Delbeke: I hope there will be more regulatory support, and more reimbursement schemes, so that companies can launch these products at scale, both hardware or hardware-less products. It could make digital health applications a lot more convenient to use and efficient.
For patients, using these products and applications could reduce the need for frequent physical follow-ups or the prompts to monitor their conditions, lead to the greater personalization of therapies, and increase quality of life dramatically. It is more comfortable, practical, and therefore relaxing to be able to manage your own condition more easily. Psychologically, this matters as well: Patients won’t have to wear a patch sensor that can break or slide off with sweat or water. Of course, these apps should not overwhelm people with data, but provide data that is relevant, and diligently. As more therapies become available, each could be adapted to personal treatments and help in the follow-up of interactions between patients and caregivers.

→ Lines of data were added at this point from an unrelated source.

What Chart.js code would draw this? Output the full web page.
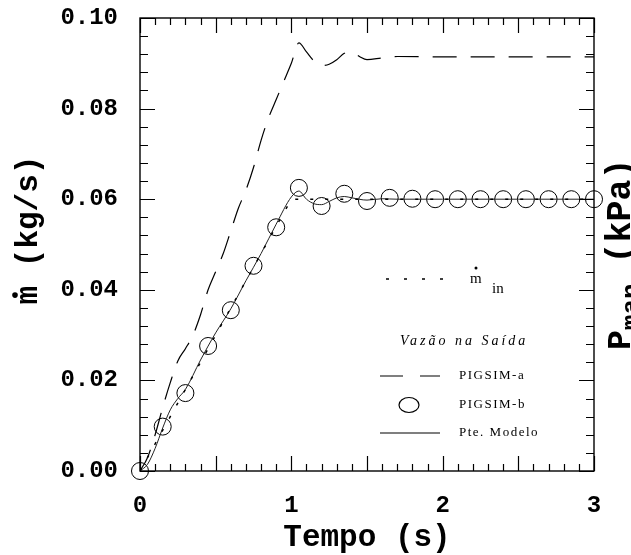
<!DOCTYPE html>
<html>
<head>
<meta charset="utf-8">
<script src="https://cdn.jsdelivr.net/npm/chart.js@4.4.0/dist/chart.umd.min.js"></script>
<style>
html, body { margin: 0; padding: 0; background: #fff; }
#wrap { width: 631px; height: 555px; position: relative; }
</style>
</head>
<body>
<div id="wrap"><canvas id="chart"></canvas></div>
<script>
// axis ticks
const xTicks = [0, 1, 2, 3];
const yTicks = [0, 0.02, 0.04, 0.06, 0.08, 0.10];
const xMinorStep = 0.1;
const yMinorStep = 0.004;

// m_in (dotted)
const tIn = [0, 0.05, 0.1, 0.2, 0.3, 0.5, 0.7, 0.9, 1.0, 1.1, 1.5, 2.0, 2.5, 3.0];
const mIn = [0, 0.003, 0.006, 0.012, 0.018, 0.030, 0.042, 0.054, 0.060, 0.060, 0.060, 0.060, 0.060, 0.060];

// PIGSIM-a (dashed)
const tA = [0, 0.05, 0.1, 0.15, 0.2, 0.25, 0.3, 0.35, 0.4, 0.45, 0.5, 0.55, 0.6, 0.65, 0.7, 0.75, 0.8, 0.85, 0.9, 0.95, 1.0, 1.05, 1.1, 1.15, 1.2, 1.25, 1.3, 1.35, 1.4, 1.45, 1.5, 1.6, 1.7, 2.0, 2.5, 3.0];
const pigsimA = [0, 0.003, 0.008, 0.014, 0.0195, 0.0243, 0.027, 0.030, 0.0345, 0.040, 0.044, 0.048, 0.053, 0.058, 0.062, 0.067, 0.073, 0.078, 0.082, 0.086, 0.090, 0.0945, 0.0925, 0.0905, 0.0895, 0.0898, 0.0908, 0.0922, 0.0925, 0.0915, 0.0908, 0.0912, 0.0915, 0.0914, 0.0914, 0.0914];

// PIGSIM-b (circles)
const tB = [0, 0.15, 0.3, 0.45, 0.6, 0.75, 0.9, 1.05, 1.2, 1.35, 1.5, 1.65, 1.8, 1.95, 2.1, 2.25, 2.4, 2.55, 2.7, 2.85, 3.0];
const pigsimB = [0, 0.0098, 0.0172, 0.0276, 0.0355, 0.0453, 0.0538, 0.0625, 0.0585, 0.0612, 0.0596, 0.0603, 0.0601, 0.060, 0.060, 0.060, 0.060, 0.060, 0.060, 0.060, 0.060];

// Pte. Modelo (solid)
const tModel = [0, 0.05, 0.1, 0.15, 0.2, 0.25, 0.3, 0.4, 0.5, 0.6, 0.7, 0.8, 0.9, 1.0, 1.05, 1.1, 1.15, 1.2, 1.25, 1.3, 1.35, 1.4, 1.5, 1.6, 1.7, 2.0, 2.5, 3.0];
const pteModelo = [0, 0.0015, 0.005, 0.0095, 0.0135, 0.016, 0.018, 0.0245, 0.0305, 0.0358, 0.042, 0.048, 0.0545, 0.0605, 0.0618, 0.0600, 0.0590, 0.0588, 0.0595, 0.0603, 0.0606, 0.0603, 0.0598, 0.0601, 0.0600, 0.0600, 0.0600, 0.0600];

function pairs(xs, ys) {
    return xs.map((x, i) => ({ x: x, y: ys[i] }));
}

const mono = "'Liberation Mono', 'Courier New', monospace";
const serif = "'Liberation Serif', 'Times New Roman', serif";

// frame, inward ticks, axis titles and the in-plot legend
const decor = {
    id: 'decor',
    afterDraw(chart) {
        const ctx = chart.ctx;
        const a = chart.chartArea;
        const xs = chart.scales.x, ys = chart.scales.y;
        ctx.save();
        ctx.strokeStyle = '#000';
        ctx.lineWidth = 1.4;
        ctx.strokeRect(a.left, a.top, a.right - a.left, a.bottom - a.top);

        ctx.lineWidth = 1.2;
        ctx.beginPath();
        const nx = Math.round((xs.max - xs.min) / xMinorStep);
        for (let i = 0; i <= nx; i++) {
            const px = Math.round(xs.getPixelForValue(xs.min + i * xMinorStep)) + 0.5;
            const len = i % 5 === 0 ? 15 : 7;
            ctx.moveTo(px, a.bottom); ctx.lineTo(px, a.bottom - len);
            ctx.moveTo(px, a.top); ctx.lineTo(px, a.top + len);
        }
        const ny = Math.round((ys.max - ys.min) / yMinorStep);
        for (let i = 0; i <= ny; i++) {
            const py = Math.round(ys.getPixelForValue(ys.min + i * yMinorStep)) + 0.5;
            const len = i % 5 === 0 ? 15 : 8;
            ctx.moveTo(a.left, py); ctx.lineTo(a.left + len, py);
            ctx.moveTo(a.right, py); ctx.lineTo(a.right - len, py);
        }
        ctx.stroke();

        // y title with dot over m
        ctx.fillStyle = '#000';
        ctx.font = 'bold 31px ' + mono;
        ctx.save();
        ctx.translate(29, 230);
        ctx.rotate(-Math.PI / 2);
        ctx.textAlign = 'left';
        ctx.textBaseline = 'middle';
        const yt = 'm (kg/s)';
        const w = ctx.measureText(yt).width;
        ctx.fillText(yt, -w / 2, 0);
        const mw = ctx.measureText('m').width;
        ctx.beginPath();
        ctx.arc(-w / 2 + mw / 2, -14, 2.8, 0, Math.PI * 2);
        ctx.fill();
        ctx.restore();

        // right title (clipped by the edge)
        ctx.save();
        ctx.translate(630, 350);
        ctx.rotate(-Math.PI / 2);
        ctx.textBaseline = 'alphabetic';
        ctx.textAlign = 'left';
        ctx.font = 'bold 33px ' + mono;
        ctx.fillText('P', 0, 0);
        let off = ctx.measureText('P').width;
        ctx.font = 'bold 26px ' + mono;
        ctx.fillText('man', off, 9);
        off += ctx.measureText('man').width;
        ctx.font = 'bold 35px ' + mono;
        ctx.fillText('(kPa)', off + 20, 0);
        ctx.restore();

        // legend
        ctx.strokeStyle = '#000';
        ctx.lineWidth = 1.5;
        ctx.setLineDash([3, 15]);
        ctx.beginPath(); ctx.moveTo(386, 279); ctx.lineTo(458, 279); ctx.stroke();
        ctx.setLineDash([]);
        ctx.font = '15px ' + serif;
        ctx.textBaseline = 'alphabetic';
        ctx.fillText('m', 470, 283);
        ctx.beginPath(); ctx.arc(476, 268, 1.5, 0, Math.PI * 2); ctx.fill();
        ctx.fillText('in', 492, 293);

        ctx.font = 'italic 14px ' + serif;
        ctx.letterSpacing = '3px';
        ctx.textBaseline = 'middle';
        ctx.fillText('Vazão na Saída', 400, 341);

        ctx.font = '13px ' + serif;
        ctx.letterSpacing = '1.5px';
        ctx.fillText('PIGSIM-a', 459, 376);
        ctx.fillText('PIGSIM-b', 459, 405);
        ctx.fillText('Pte. Modelo', 459, 433);
        ctx.letterSpacing = '0px';

        ctx.lineWidth = 1.2;
        ctx.beginPath(); ctx.moveTo(380, 376); ctx.lineTo(403, 376); ctx.moveTo(420, 376); ctx.lineTo(440, 376); ctx.stroke();
        ctx.beginPath(); ctx.ellipse(409, 405, 10, 7.5, 0, 0, Math.PI * 2); ctx.stroke();
        ctx.beginPath(); ctx.moveTo(380, 433); ctx.lineTo(440, 433); ctx.stroke();
        ctx.restore();
    }
};

const ctx = document.getElementById('chart').getContext('2d');
const chart = new Chart(ctx, {
    type: 'scatter',
    data: {
        datasets: [
            {
                label: 'm_in',
                data: pairs(tIn, mIn),
                showLine: true,
                borderColor: '#000',
                borderWidth: 1.5,
                borderDash: [3, 12],
                pointRadius: 0,
                tension: 0
            },
            {
                label: 'PIGSIM-a',
                data: pairs(tA, pigsimA),
                showLine: true,
                borderColor: '#000',
                borderWidth: 1.2,
                borderDash: [24, 14],
                pointRadius: 0,
                cubicInterpolationMode: 'monotone'
            },
            {
                label: 'Pte. Modelo',
                data: pairs(tModel, pteModelo),
                showLine: true,
                borderColor: '#222',
                borderWidth: 1,
                pointRadius: 0,
                cubicInterpolationMode: 'monotone'
            },
            {
                label: 'PIGSIM-b',
                data: pairs(tB, pigsimB),
                showLine: false,
                pointStyle: 'circle',
                pointRadius: 8.5,
                pointBorderWidth: 1,
                pointBorderColor: '#000',
                pointBackgroundColor: 'rgba(0,0,0,0)',
                clip: false
            }
        ]
    },
    options: {
        responsive: true,
        maintainAspectRatio: false,
        animation: false,
        layout: { padding: { top: 18, right: 37, left: 0, bottom: 0 } },
        plugins: {
            legend: { display: false },
            title: { display: false },
            tooltip: { enabled: false }
        },
        scales: {
            x: {
                type: 'linear',
                min: 0,
                max: 3,
                afterFit: (s) => { s.height = 84; s.paddingLeft = 0; s.paddingRight = 0; },
                afterBuildTicks: (s) => { s.ticks = xTicks.map(v => ({ value: v })); },
                grid: { display: false, drawTicks: false },
                border: { display: false },
                ticks: {
                    padding: 21,
                    color: '#000',
                    font: { family: mono, size: 24, weight: 'bold' },
                    maxRotation: 0,
                    callback: (v) => String(v)
                },
                title: {
                    display: true,
                    text: 'Tempo (s)',
                    color: '#000',
                    font: { family: mono, size: 31, weight: 'bold' },
                    padding: { top: 0, bottom: -2 }
                }
            },
            y: {
                type: 'linear',
                min: 0,
                max: 0.1,
                afterFit: (s) => { s.width = 140; s.paddingTop = 0; s.paddingBottom = 0; },
                afterBuildTicks: (s) => { s.ticks = yTicks.map(v => ({ value: v })); },
                grid: { display: false, drawTicks: false },
                border: { display: false },
                ticks: {
                    padding: 22,
                    color: '#000',
                    font: { family: mono, size: 24, weight: 'bold' },
                    callback: (v) => v.toFixed(2)
                }
            }
        }
    },
    plugins: [decor]
});
</script>
</body>
</html>
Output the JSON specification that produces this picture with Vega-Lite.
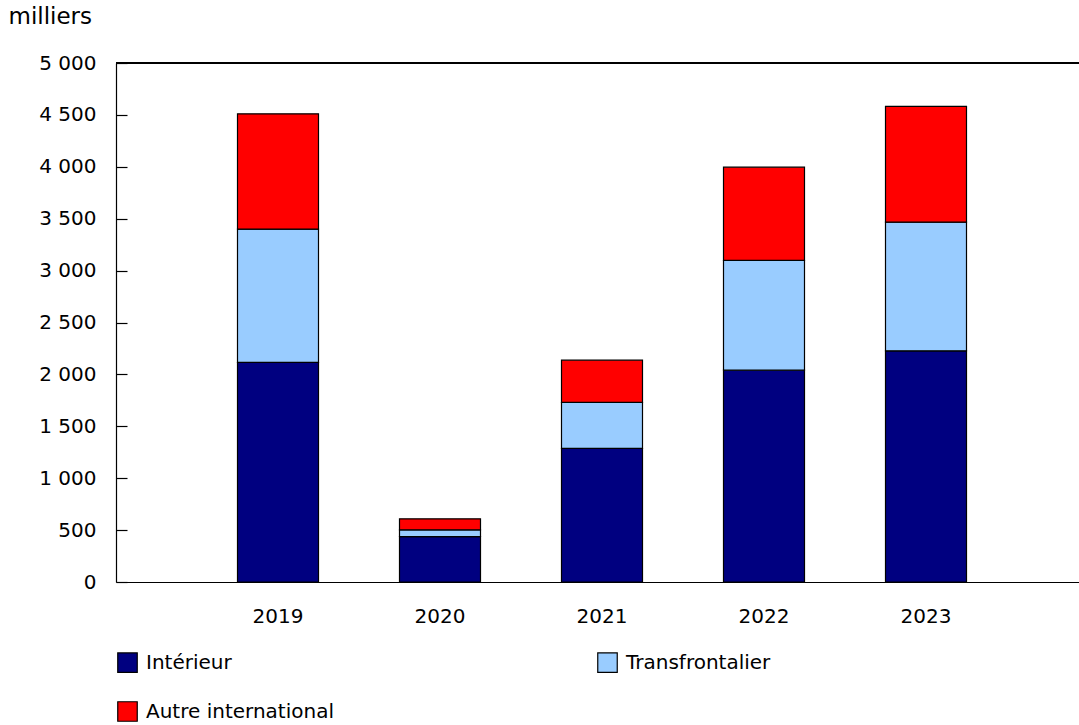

Chivot: There are about 500 million people living with diabetes today. What is your plan to reach out to them?
Delbeke: We are still developing our technology and refining it, by involving people with diabetes, doctors, and medical experts to improve our product development. Our commercial strategy will only be developed at a later stage. Because our technology is a device that requires to be inserted under the skin, it is not just any off-the-shelf product.
We can measure multiple metabolites, but as a scale-up company we must first focus on people with diabetes. There is a huge need for our technology among this particular population of patients. But beyond, at a later stage, a multi-metabolite platform could also address other conditions than diabetes.
Chivot: The COVID-19 pandemic accelerated the development and use of medical technologies. How has it shown their potential? What was missing that should be there next time, so that we can fully put them to use and harness that potential more?
Delbeke: If we look at diabetes specifically, the increasing prevalence of diabetes in combination with the pressure on healthcare costs and growing shortage of healthcare professionals, calls for another approach. Digital technologies and innovative medical technologies can expand access to care without further increasing the pressure on health systems and payers. Easing the development of digital applications by avoiding a heavy regulatory burden, and reimbursement schemes for apps would be helpful. From the technology point of view, interoperability and data compatibility must become a priority of all stakeholders that develop data technologies. Universal interoperability among medical devices, software, etc. will increase data flow and improve the interpretation of data between devices, apps, patients, and healthcare professionals. Legislation and/or regulatory policies that enforce standards for interoperability can fast-forward this. These have gotten more attention since the pandemic, and accelerated this process to ensure applications become more widespread and get to the level of importance they deserve. But there is a long way to go.